Par ailleurs, les surveillants de Fresnes ne notent pas d'effet apaisant sur le reste de la détention.

Les détenus regroupés s'inquiètent aussi d'un risque de "discrimination et de stigmatisation" et de ne pouvoir se défaire de l'emprise de leurs codétenus, indique-t-elle.

La France, comme tous ses voisins européens, tâtonne dans sa lutte contre l'islamisme, à la recherche d'une réponse judiciaire proportionnée qui prenne en compte le risque de radicalisation dans ses prisons surpeuplées.

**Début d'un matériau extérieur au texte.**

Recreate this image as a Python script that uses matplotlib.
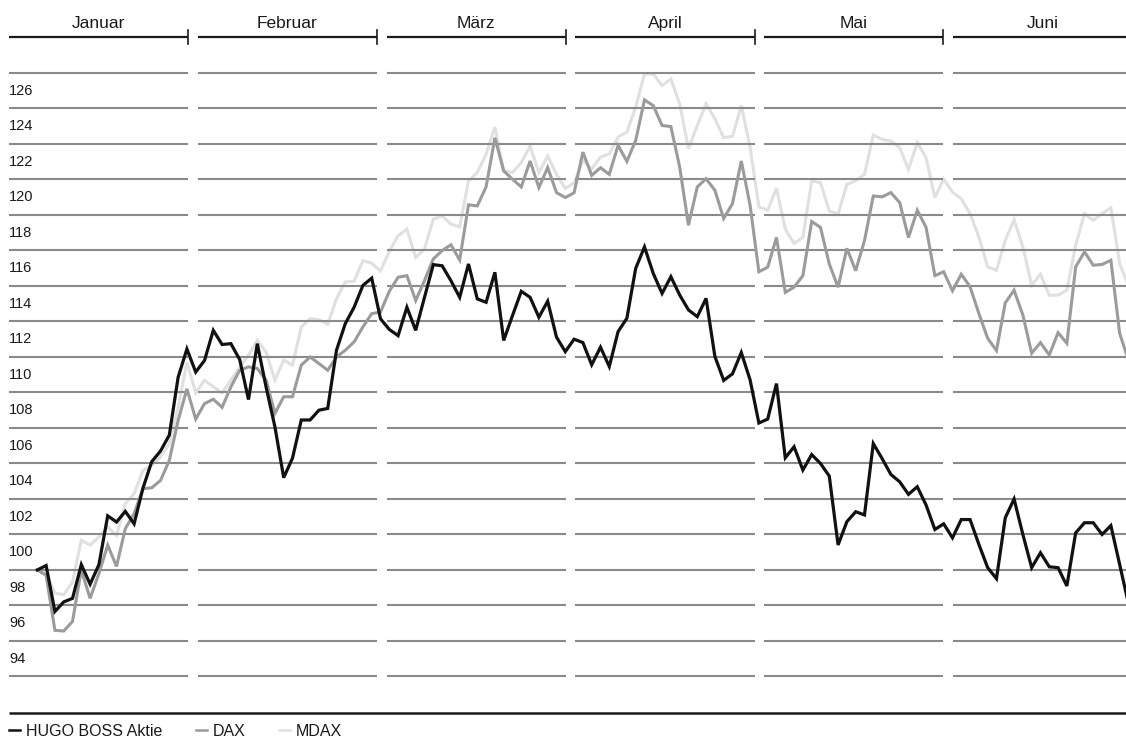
import matplotlib
matplotlib.use('Agg')
import matplotlib.pyplot as plt
import numpy as np

plt.rcParams['font.family'] = ['Liberation Sans', 'DejaVu Sans']

# Indexierte Kursentwicklung (Start = 100), je Handelstag Januar - Juni
hugo_boss = [100.0, 100.25, 97.66, 98.2, 98.4, 100.3, 99.2, 100.3, 103.05, 102.7,
             103.3, 102.6, 104.6, 106.1, 106.7, 107.6, 110.85, 112.45, 111.15, 111.8,
             113.5, 112.7, 112.75, 111.85, 109.6, 112.75, 110.3, 108.07, 105.2, 106.3,
             108.45, 108.45, 109.0, 109.1, 112.38, 113.88, 114.8, 116.03, 116.44, 114.15,
             113.55, 113.2, 114.8, 113.5, 115.36, 117.2, 117.14, 116.3, 115.36, 117.24,
             115.27, 115.08, 116.77, 112.93, 114.33, 115.7, 115.36, 114.24, 115.14, 113.12,
             112.3, 113.0, 112.81, 111.56, 112.55, 111.46, 113.43, 114.18, 116.99, 118.2,
             116.7, 115.58, 116.52, 115.49, 114.65, 114.27, 115.3, 112.03, 110.68, 111.05,
             112.25, 110.71, 108.28, 108.5, 110.5, 106.32, 106.94, 105.63, 106.5, 106.0,
             105.29, 101.41, 102.72, 103.28, 103.1, 107.12, 106.28, 105.38, 104.97, 104.26,
             104.69, 103.66, 102.28, 102.6, 101.81, 102.84, 102.84, 101.44, 100.13, 99.51,
             102.94, 104.0, 102.0, 100.13, 100.97, 100.18, 100.13, 99.1, 102.09, 102.66,
             102.66, 102.0, 102.5, 100.31, 98.1]

dax = [100.0, 99.7, 96.6, 96.56, 97.1, 100.0, 98.4, 99.8, 101.4, 100.2,
       102.33, 103.17, 104.58, 104.63, 105.04, 106.17, 108.42, 110.2, 108.5, 109.37,
       109.62, 109.16, 110.32, 111.25, 111.44, 111.35, 110.69, 108.82, 109.76, 109.76,
       111.54, 112.0, 111.63, 111.25, 112.0, 112.38, 112.85, 113.69, 114.44, 114.53,
       115.7, 116.49, 116.58, 115.18, 116.3, 117.52, 117.99, 118.32, 117.46, 120.57,
       120.51, 121.58, 124.35, 122.48, 122.01, 121.58, 123.04, 121.54, 122.67, 121.26,
       120.98, 121.25, 123.54, 122.23, 122.66, 122.29, 123.92, 123.02, 124.2, 126.48,
       126.16, 125.04, 124.98, 122.7, 119.42, 121.58, 122.04, 121.39, 119.8, 120.64,
       123.04, 120.55, 116.8, 117.06, 118.73, 115.64, 115.93, 116.58, 119.63, 119.3,
       117.24, 115.93, 118.12, 116.86, 118.55, 121.07, 121.02, 121.26, 120.7, 118.73,
       120.27, 119.3, 116.58, 116.8, 115.73, 116.66, 115.95, 114.45, 113.05, 112.36,
       115.05, 115.76, 114.36, 112.21, 112.81, 112.11, 113.37, 112.77, 117.07, 117.92,
       117.17, 117.21, 117.45, 113.33, 111.8]

mdax = [100.0, 99.8, 98.7, 98.6, 99.33, 101.67, 101.4, 101.86, 102.42, 101.95,
        103.73, 104.3, 105.6, 105.9, 106.36, 107.1, 109.17, 111.7, 109.98, 110.69,
        110.32, 109.98, 110.69, 111.44, 112.1, 112.94, 112.28, 110.69, 111.82, 111.54,
        113.69, 114.16, 114.1, 113.84, 115.28, 116.22, 116.27, 117.43, 117.28, 116.84,
        117.95, 118.83, 119.2, 117.61, 118.08, 119.76, 119.95, 119.48, 119.33, 121.92,
        122.39, 123.42, 124.95, 122.48, 122.39, 122.95, 123.88, 122.39, 123.32, 122.29,
        121.5, 121.8, 123.07, 122.6, 123.26, 123.44, 124.39, 124.67, 126.07, 127.94,
        127.94, 127.29, 127.66, 126.26, 123.73, 125.04, 126.26, 125.42, 124.35, 124.43,
        126.16, 123.82, 120.45, 120.27, 121.51, 119.2, 118.4, 118.73, 121.92, 121.82,
        120.23, 120.04, 121.73, 121.92, 122.29, 124.5, 124.26, 124.16, 123.79, 122.57,
        124.07, 123.23, 120.98, 122.02, 121.29, 120.91, 120.07, 118.76, 117.07, 116.88,
        118.57, 119.73, 118.2, 116.04, 116.66, 115.48, 115.48, 115.76, 118.29, 120.07,
        119.7, 120.07, 120.41, 117.26, 116.0]

months = ['Januar', 'Februar', 'März', 'April', 'Mai', 'Juni']
y_ticks = list(range(94, 129, 2))
y_labels = list(range(94, 127, 2))

fig = plt.figure(figsize=(11.26, 7.37), dpi=100)
ax = fig.add_axes([0, 0, 1, 1])
ax.axis('off')
ax.set_xlim(-4.24, 123.72)
ax.set_ylim(90.59, 132.11)

# Monatssegmente (in Handelstag-Einheiten)
period = 21.46
seg_w = 20.35
first = -3.22
starts = [first + period * k for k in range(len(months))]
ends = [s + seg_w for s in starts]

for s, e, name in zip(starts, ends, months):
    ax.hlines(y_ticks, s, e, color='#8a8a8a', lw=1.5, zorder=2)
    ax.plot([s, e], [130.03, 130.03], color='#1a1a1a', lw=1.6, solid_capstyle='butt', zorder=5)
    ax.plot([e, e], [129.63, 130.4], color='#1a1a1a', lw=1.2, zorder=5)
    ax.text((s + e) / 2, 130.78, name, ha='center', va='center', fontsize=12.5, color='#1a1a1a')

for v in y_labels:
    ax.text(-3.22, v + 1, str(v), ha='left', va='center', fontsize=10.5, color='#1a1a1a')

x = np.arange(len(hugo_boss))
l3, = ax.plot(x, mdax, color='#e0e0e0', lw=2.2, label='MDAX', zorder=1, solid_joinstyle='miter')
l2, = ax.plot(x, dax, color='#9b9b9b', lw=2.2, label='DAX', zorder=3, solid_joinstyle='miter')
l1, = ax.plot(x, hugo_boss, color='#111111', lw=2.3, label='HUGO BOSS Aktie', zorder=4, solid_joinstyle='miter')

# Abschlusslinie unten
ax.plot([-3.22, 123.72], [91.94, 91.94], color='#1a1a1a', lw=1.8, solid_capstyle='butt')

leg = ax.legend(handles=[l1, l2, l3], loc='center left', bbox_to_anchor=(0.008, 0.008),
                ncol=3, frameon=False, fontsize=11.5, handlelength=0.7, handletextpad=0.35,
                columnspacing=2.1, borderpad=0, borderaxespad=0)
for t in leg.get_texts():
    t.set_color('#1a1a1a')
for h in leg.get_lines():
    h.set_linewidth(1.8)

fig.savefig('out.png', dpi=100)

Adeline Hazan appelle les pouvoirs publics à évaluer les programmes de "déradicalisation" qui ont commencé depuis mai dans certaines prisons et à lancer une réflexion sur la prise en charge des jeunes de retour des zones de djihad armé.

"L'incarcération ne peut pas être le mode de traitement indifférencié d'un phénomène qui touche désormais plusieurs centaines de personnes au degré d'engagement très disparate", dit-elle.

Dans une réponse à son avis, la ministre de la Justice souligne que la logique de dispersion des détenus islamistes "a rapidement été mise en échec par l'augmentation de nombre d'écrous de cette nature", surtout en région parisienne.

"Nous construisons progressivement et de manière collective des réponses et mettons en place des expérimentations par définition évolutives mais toujours dans le respect de la loi", assure Christiane Taubira. "Des évaluations sont réalisées au fur et à mesure et les enseignements en sont tirés pour progresser."

Début juin, 190 détenus étaient écroués pour des faits de terrorisme, contre 90 fin 2013, selon la ministre.